**SET TASK:**
Include the line with "199.5, 195.0, 170.9, 172.2, 159.6, 135.6, 146.1, 136.4]" and every line before it in the entries below, echoed exactly, but not the pictures.

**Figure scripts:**
• • •

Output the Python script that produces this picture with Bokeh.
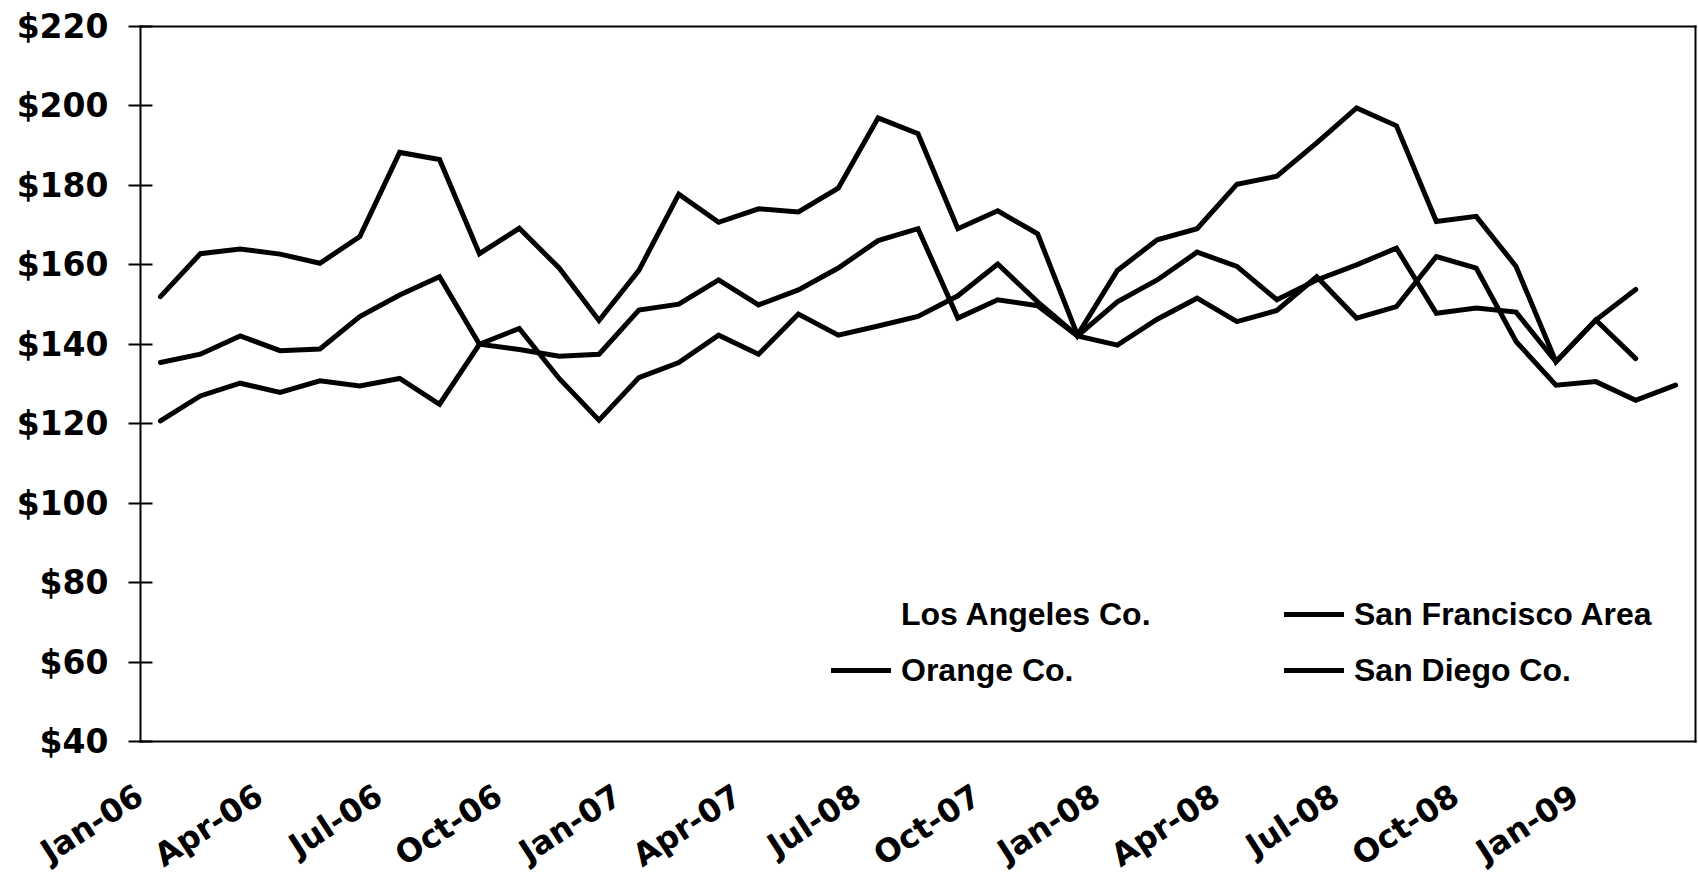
import math
from bokeh.plotting import figure
from bokeh.models import (Range1d, FixedTicker, NumeralTickFormatter, Legend, LegendItem,
                          LinearAxis)
from bokeh.core.properties import value
from bokeh.embed import file_html
from bokeh.resources import INLINE

# ---------------- data ----------------
months = ["Jan-06", "Feb-06", "Mar-06", "Apr-06", "May-06", "Jun-06", "Jul-06", "Aug-06", "Sep-06",
          "Oct-06", "Nov-06", "Dec-06", "Jan-07", "Feb-07", "Mar-07", "Apr-07", "May-07", "Jun-07",
          "Jul-07", "Aug-07", "Sep-07", "Oct-07", "Nov-07", "Dec-07", "Jan-08", "Feb-08", "Mar-08",
          "Apr-08", "May-08", "Jun-08", "Jul-08", "Aug-08", "Sep-08", "Oct-08", "Nov-08", "Dec-08",
          "Jan-09", "Feb-09", "Mar-09"]

# labels shown on the axis (every third month, as printed in the original, incl. its "Jul-08")
tick_months = ["Jan-06", "Apr-06", "Jul-06", "Oct-06", "Jan-07", "Apr-07", "Jul-07",
               "Oct-07", "Jan-08", "Apr-08", "Jul-08", "Oct-08", "Jan-09"]
tick_labels = ["Jan-06", "Apr-06", "Jul-06", "Oct-06", "Jan-07", "Apr-07", "Jul-08",
               "Oct-07", "Jan-08", "Apr-08", "Jul-08", "Oct-08", "Jan-09"]

y_ticks = [40, 60, 80, 100, 120, 140, 160, 180, 200, 220]

los_angeles = []  # series drawn without a visible line in the original

san_francisco = [152.0, 162.8, 164.0, 162.7, 160.4, 167.1, 188.3, 186.5, 162.8, 169.2,
                 159.2, 146.0, 158.6, 177.8, 170.7, 174.1, 173.3, 179.3, 197.0, 193.0,
                 169.1, 173.6, 167.8, 142.3, 158.6, 166.3, 169.1, 180.3, 182.3, 190.7,
                 199.5, 195.0, 170.9, 172.2, 159.6, 135.6, 146.1, 136.4]

orange = [135.4, 137.5, 142.1, 138.4, 138.8, 147.0, 152.4, 157.0, 140.0, 138.7,
          137.0, 137.5, 148.6, 150.1, 156.2, 149.9, 153.7, 159.2, 166.1, 169.1,
          146.6, 151.2, 149.7, 142.1, 139.8, 146.3, 151.6, 145.7, 148.5, 157.0,
          146.6, 149.5, 162.1, 159.2, 140.7, 129.7, 130.6, 125.9, 129.7]

san_diego = [120.7, 127.0, 130.2, 127.9, 130.8, 129.5, 131.4, 124.9, 140.0, 144.0,
             131.4, 120.9, 131.6, 135.4, 142.3, 137.5, 147.6, 142.3, 144.6, 147.0,
             152.2, 160.2, 150.7, 142.1, 150.7, 156.2, 163.2, 159.6, 151.2, 156.2,
             160.0, 164.2, 147.8, 149.1, 148.1, 135.6, 146.1, 153.8]

# month positions on the axis (category index)
pos = {m: i for i, m in enumerate(months)}

def xs(series):
    return [pos[m] for m in months[:len(series)]]

# ---------------- layout ----------------
W, H = 1698, 876
LEFT, RIGHT, TOP, BOTTOM = 140, 3, 26, 135   # margins around the plotting box
LEG_FONT = "Liberation Sans"
AX_FONT = "DejaVu Sans"
Y_MIN, Y_MAX = y_ticks[0], y_ticks[-1]
X_START, X_END = -0.5, len(months) - 0.5

ppx = (W - LEFT - RIGHT) / (X_END - X_START)
ppy = (H - TOP - BOTTOM) / (Y_MAX - Y_MIN)

# the drawing area covers the whole canvas; the boxed plot area is drawn with bounded axes
p = figure(width=W, height=H,
           x_range=Range1d(X_START - LEFT / ppx, X_END + RIGHT / ppx),
           y_range=Range1d(Y_MIN - BOTTOM / ppy, Y_MAX + TOP / ppy),
           output_backend="svg", toolbar_location=None,
           x_axis_location=None, y_axis_location=None,
           min_border=0, min_border_left=0, min_border_right=0,
           min_border_top=0, min_border_bottom=0)
p.xgrid.visible = False
p.ygrid.visible = False
p.outline_line_color = None
p.background_fill_color = "white"
p.border_fill_color = "white"

# y axis
yax = LinearAxis(fixed_location=X_START, bounds=(Y_MIN, Y_MAX),
                 ticker=FixedTicker(ticks=y_ticks),
                 formatter=NumeralTickFormatter(format="$0"),
                 axis_line_width=2, axis_line_cap="square",
                 major_tick_line_width=2, major_tick_out=12, major_tick_in=12,
                 minor_tick_line_color=None, major_label_standoff=20,
                 major_label_text_font=AX_FONT, major_label_text_font_style="bold",
                 major_label_text_font_size="33px", major_label_text_color="black")
p.add_layout(yax, "left")

# x axis line and the remaining sides of the box
def border(loc, bnds):
    return LinearAxis(fixed_location=loc, bounds=bnds, ticker=FixedTicker(ticks=[]),
                      axis_line_width=2, axis_line_cap="square",
                      major_tick_line_color=None, minor_tick_line_color=None,
                      major_tick_out=0, major_tick_in=0, major_label_standoff=0)

p.add_layout(border(Y_MIN, (X_START, X_END)), "below")
p.add_layout(border(Y_MAX, (X_START, X_END)), "above")
p.add_layout(border(X_END, (Y_MIN, Y_MAX)), "right")

# slanted month labels under the x axis
p.text(x=[pos[m] for m in tick_months], y=[Y_MIN] * len(tick_months), text=tick_labels,
       angle=math.radians(33), x_offset=-31, y_offset=35,
       text_align="right", text_baseline="top",
       text_font=value(AX_FONT), text_font_style="bold",
       text_font_size="32px", text_color="black")

# lines
style = dict(line_color="black", line_width=5, line_join="miter", line_cap="round")
r_la = p.line(x=xs(los_angeles), y=los_angeles, line_color="white", line_width=5, line_alpha=0)
r_sf = p.line(x=xs(san_francisco), y=san_francisco, **style)
r_or = p.line(x=xs(orange), y=orange, **style)
r_sd = p.line(x=xs(san_diego), y=san_diego, **style)

leg_style = dict(padding=0, margin=0, spacing=0, glyph_width=60, glyph_height=56,
                 label_height=56, label_standoff=10, border_line_color=None,
                 background_fill_alpha=0, label_text_font=LEG_FONT,
                 label_text_font_style="bold", label_text_font_size="32px",
                 label_text_color="black", orientation="vertical")

leg1 = Legend(items=[LegendItem(label="Los Angeles Co.", renderers=[r_la]),
                     LegendItem(label="Orange Co.", renderers=[r_or])],
              location=(LEFT + 691, BOTTOM + 43), **leg_style)
leg2 = Legend(items=[LegendItem(label="San Francisco Area", renderers=[r_sf]),
                     LegendItem(label="San Diego Co.", renderers=[r_sd])],
              location=(LEFT + 1144, BOTTOM + 43), **leg_style)
p.add_layout(leg1)
p.add_layout(leg2)

open("out.html", "w").write(file_html(p, INLINE))
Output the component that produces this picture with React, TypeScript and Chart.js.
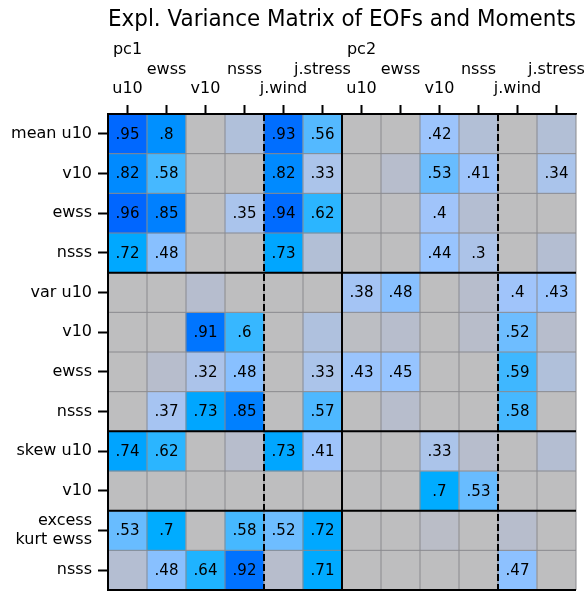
import React, { useEffect, useRef } from 'react';
import { Chart, registerables } from 'chart.js';

Chart.register(...registerables);

const titleText = 'Expl. Variance Matrix of EOFs and Moments';
const colNames = ['u10', 'ewss', 'v10', 'nsss', 'j.wind', 'j.stress', 'u10', 'ewss', 'v10', 'nsss', 'j.wind', 'j.stress'];
const colGroups = ['pc1', '', '', '', '', '', 'pc2', '', '', '', '', ''];
const rowLabels = ['mean u10', 'v10', 'ewss', 'nsss', 'var u10', 'v10', 'ewss', 'nsss', 'skew u10', 'v10', 'excess\nkurt ewss', 'nsss'];

const meanU10 = [0.95, 0.8, 0.05, 0.22, 0.93, 0.56, 0.05, 0.05, 0.42, 0.2, 0.05, 0.2];
const meanV10 = [0.82, 0.58, 0.05, 0.05, 0.82, 0.33, 0.05, 0.15, 0.53, 0.41, 0.05, 0.34];
const meanEwss = [0.96, 0.85, 0.05, 0.35, 0.94, 0.62, 0.05, 0.08, 0.4, 0.18, 0.05, 0.05];
const meanNsss = [0.72, 0.48, 0.05, 0.05, 0.73, 0.2, 0.05, 0.05, 0.44, 0.3, 0.05, 0.18];
const varU10 = [0.05, 0.05, 0.16, 0.05, 0.05, 0.05, 0.38, 0.48, 0.05, 0.15, 0.4, 0.43];
const varV10 = [0.05, 0.05, 0.91, 0.6, 0.05, 0.24, 0.1, 0.15, 0.05, 0.14, 0.52, 0.15];
const varEwss = [0.05, 0.15, 0.32, 0.48, 0.05, 0.33, 0.43, 0.45, 0.05, 0.05, 0.59, 0.22];
const varNsss = [0.05, 0.37, 0.73, 0.85, 0.05, 0.57, 0.05, 0.15, 0.05, 0.05, 0.58, 0.05];
const skewU10 = [0.74, 0.62, 0.05, 0.15, 0.73, 0.41, 0.05, 0.05, 0.33, 0.15, 0.05, 0.18];
const skewV10 = [0.05, 0.05, 0.05, 0.05, 0.05, 0.05, 0.05, 0.05, 0.7, 0.53, 0.05, 0.05];
const kurtEwss = [0.53, 0.7, 0.05, 0.58, 0.52, 0.72, 0.05, 0.05, 0.12, 0.05, 0.15, 0.05];
const kurtNsss = [0.18, 0.48, 0.64, 0.92, 0.15, 0.71, 0.05, 0.05, 0.05, 0.05, 0.47, 0.05];

const matrix = [meanU10, meanV10, meanEwss, meanNsss, varU10, varV10, varEwss, varNsss, skewU10, skewV10, kurtEwss, kurtNsss];

const labelThreshold = 0.3;
const solidRowDividers = [0, 4, 8, 10, 12];
const solidColDividers = [0, 6];
const dashedColDividers = [4, 10];

const FONT = 'DejaVu Sans';

const colorStops: number[][] = [
  [0, 190, 190, 190],
  [0.08, 190, 190, 192],
  [0.15, 183, 189, 204],
  [0.2, 178, 191, 214],
  [0.25, 174, 193, 224],
  [0.3, 172, 195, 232],
  [0.35, 170, 196, 236],
  [0.4, 160, 196, 250],
  [0.45, 150, 196, 255],
  [0.48, 136, 192, 255],
  [0.53, 104, 188, 255],
  [0.57, 78, 184, 255],
  [0.6, 55, 183, 255],
  [0.65, 25, 178, 255],
  [0.7, 0, 172, 255],
  [0.75, 0, 162, 255],
  [0.8, 0, 144, 255],
  [0.85, 0, 128, 255],
  [0.9, 0, 120, 255],
  [0.95, 0, 104, 255],
  [1, 0, 96, 255],
];

function colorFor(v: number): string {
  for (let k = 1; k < colorStops.length; k++) {
    const a = colorStops[k - 1];
    const b = colorStops[k];
    if (v <= b[0]) {
      const t = (v - a[0]) / (b[0] - a[0]);
      const c = [1, 2, 3].map((q) => Math.round(a[q] + (b[q] - a[q]) * Math.max(0, Math.min(1, t))));
      return `rgb(${c[0]},${c[1]},${c[2]})`;
    }
  }
  const l = colorStops[colorStops.length - 1];
  return `rgb(${l[1]},${l[2]},${l[3]})`;
}

function fmt(v: number): string {
  let s = v.toFixed(2).replace(/^0/, '');
  if (s.endsWith('0')) s = s.slice(0, -1);
  return s;
}

function xTickLines(i: number): string[] {
  const name = colNames[i];
  if (i % 2 === 0) {
    return colGroups[i] ? [colGroups[i], '', name] : [name];
  }
  return [name, ''];
}

const matrixPlugin = {
  id: 'matrixOverlay',
  afterDatasetsDraw(chart: any) {
    const { ctx, chartArea, scales } = chart;
    const xs = scales.x;
    const ys = scales.y;
    const nCols = colNames.length;
    const nRows = rowLabels.length;
    ctx.save();
    ctx.strokeStyle = '#8a8a8e';
    ctx.lineWidth = 1;
    for (let j = 0; j <= nCols; j++) {
      const x = xs.getPixelForValue(j - 0.5);
      ctx.beginPath();
      ctx.moveTo(x, chartArea.top);
      ctx.lineTo(x, chartArea.bottom);
      ctx.stroke();
    }
    for (let i = 0; i <= nRows; i++) {
      const y = ys.getPixelForValue(i);
      ctx.beginPath();
      ctx.moveTo(chartArea.left, y);
      ctx.lineTo(chartArea.right, y);
      ctx.stroke();
    }
    ctx.strokeStyle = '#000';
    ctx.lineWidth = 2;
    solidRowDividers.forEach((i) => {
      const y = ys.getPixelForValue(i);
      ctx.beginPath();
      ctx.moveTo(chartArea.left - 1, y);
      ctx.lineTo(chartArea.right, y);
      ctx.stroke();
    });
    solidColDividers.forEach((j) => {
      const x = xs.getPixelForValue(j - 0.5);
      ctx.beginPath();
      ctx.moveTo(x, chartArea.top);
      ctx.lineTo(x, chartArea.bottom);
      ctx.stroke();
    });
    ctx.setLineDash([7, 3]);
    dashedColDividers.forEach((j) => {
      const x = xs.getPixelForValue(j - 0.5);
      ctx.beginPath();
      ctx.moveTo(x, chartArea.top);
      ctx.lineTo(x, chartArea.bottom);
      ctx.stroke();
    });
    ctx.setLineDash([]);
    ctx.fillStyle = '#000';
    ctx.font = `15px "${FONT}"`;
    ctx.textAlign = 'center';
    ctx.textBaseline = 'middle';
    matrix.forEach((row, i) => {
      row.forEach((v, j) => {
        if (v >= labelThreshold) {
          ctx.fillText(fmt(v), xs.getPixelForValue(j), ys.getPixelForValue(i + 0.5) + 1);
        }
      });
    });
    ctx.restore();
  },
};

export default function App() {
  const ref = useRef<HTMLCanvasElement | null>(null);
  useEffect(() => {
    if (!ref.current) return;
    const chart = new Chart(ref.current, {
      type: 'bar',
      data: {
        labels: colNames,
        datasets: matrix.map((row, i) => ({
          label: rowLabels[i],
          data: row.map(() => [i, i + 1]),
          backgroundColor: row.map((v) => colorFor(v)),
          borderWidth: 0,
          grouped: false,
          barPercentage: 1,
          categoryPercentage: 1,
        })) as any,
      },
      options: {
        responsive: false,
        animation: false,
        layout: { padding: { top: 0, right: 9, bottom: 1, left: 0 } },
        plugins: {
          legend: { display: false },
          tooltip: { enabled: false },
          title: {
            display: true,
            text: titleText,
            fullSize: false,
            align: 'end',
            color: '#000',
            font: { family: FONT, size: 22.5, weight: 'normal' as any, lineHeight: 1.2 },
            padding: { top: 7, bottom: 0 },
          },
        },
        scales: {
          x: {
            position: 'top',
            offset: true,
            grid: { offset: false, drawOnChartArea: false, tickLength: 9, tickWidth: 2, tickColor: '#000' },
            border: { display: true, color: '#000', width: 2 },
            ticks: {
              autoSkip: false,
              maxRotation: 0,
              minRotation: 0,
              padding: 6,
              color: '#000',
              font: { family: FONT, size: 16, lineHeight: 1.22 },
              callback: (_v: any, i: number) => xTickLines(i),
            },
            afterFit: (s: any) => {
              s.height = 80;
              s.paddingLeft = 0;
              s.paddingRight = 0;
            },
          },
          y: {
            type: 'linear',
            min: 0,
            max: 12,
            reverse: true,
            afterBuildTicks: (s: any) => {
              s.ticks = rowLabels.map((_, i) => ({ value: i + 0.5 }));
            },
            grid: { drawOnChartArea: false, tickLength: 10, tickWidth: 2, tickColor: '#000' },
            border: { display: true, color: '#000', width: 2 },
            ticks: {
              autoSkip: false,
              padding: 6,
              color: '#000',
              font: { family: FONT, size: 16, lineHeight: 1.2 },
              callback: (v: any) => rowLabels[Math.floor(Number(v))].split('\n'),
            },
            afterFit: (s: any) => {
              s.width = 108;
              s.paddingTop = 0;
              s.paddingBottom = 0;
            },
          },
        },
      } as any,
      plugins: [matrixPlugin],
    });
    return () => chart.destroy();
  }, []);
  return (
    <div style={{ position: 'fixed', left: 0, top: 0, width: 585, height: 591 }}>
      <canvas ref={ref} width={585} height={591} style={{ display: 'block' }} />
    </div>
  );
}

• • •

**FINISHED ANSWER:**
Output the Python script that produces this picture with Bokeh.
import math
from bokeh.plotting import figure
from bokeh.models import (Range1d, FixedTicker, NumeralTickFormatter, Legend, LegendItem,
                          LinearAxis)
from bokeh.core.properties import value
from bokeh.embed import file_html
from bokeh.resources import INLINE

# ---------------- data ----------------
months = ["Jan-06", "Feb-06", "Mar-06", "Apr-06", "May-06", "Jun-06", "Jul-06", "Aug-06", "Sep-06",
          "Oct-06", "Nov-06", "Dec-06", "Jan-07", "Feb-07", "Mar-07", "Apr-07", "May-07", "Jun-07",
          "Jul-07", "Aug-07", "Sep-07", "Oct-07", "Nov-07", "Dec-07", "Jan-08", "Feb-08", "Mar-08",
          "Apr-08", "May-08", "Jun-08", "Jul-08", "Aug-08", "Sep-08", "Oct-08", "Nov-08", "Dec-08",
          "Jan-09", "Feb-09", "Mar-09"]

# labels shown on the axis (every third month, as printed in the original, incl. its "Jul-08")
tick_months = ["Jan-06", "Apr-06", "Jul-06", "Oct-06", "Jan-07", "Apr-07", "Jul-07",
               "Oct-07", "Jan-08", "Apr-08", "Jul-08", "Oct-08", "Jan-09"]
tick_labels = ["Jan-06", "Apr-06", "Jul-06", "Oct-06", "Jan-07", "Apr-07", "Jul-08",
               "Oct-07", "Jan-08", "Apr-08", "Jul-08", "Oct-08", "Jan-09"]

y_ticks = [40, 60, 80, 100, 120, 140, 160, 180, 200, 220]

los_angeles = []  # series drawn without a visible line in the original

san_francisco = [152.0, 162.8, 164.0, 162.7, 160.4, 167.1, 188.3, 186.5, 162.8, 169.2,
                 159.2, 146.0, 158.6, 177.8, 170.7, 174.1, 173.3, 179.3, 197.0, 193.0,
                 169.1, 173.6, 167.8, 142.3, 158.6, 166.3, 169.1, 180.3, 182.3, 190.7,
                 199.5, 195.0, 170.9, 172.2, 159.6, 135.6, 146.1, 136.4]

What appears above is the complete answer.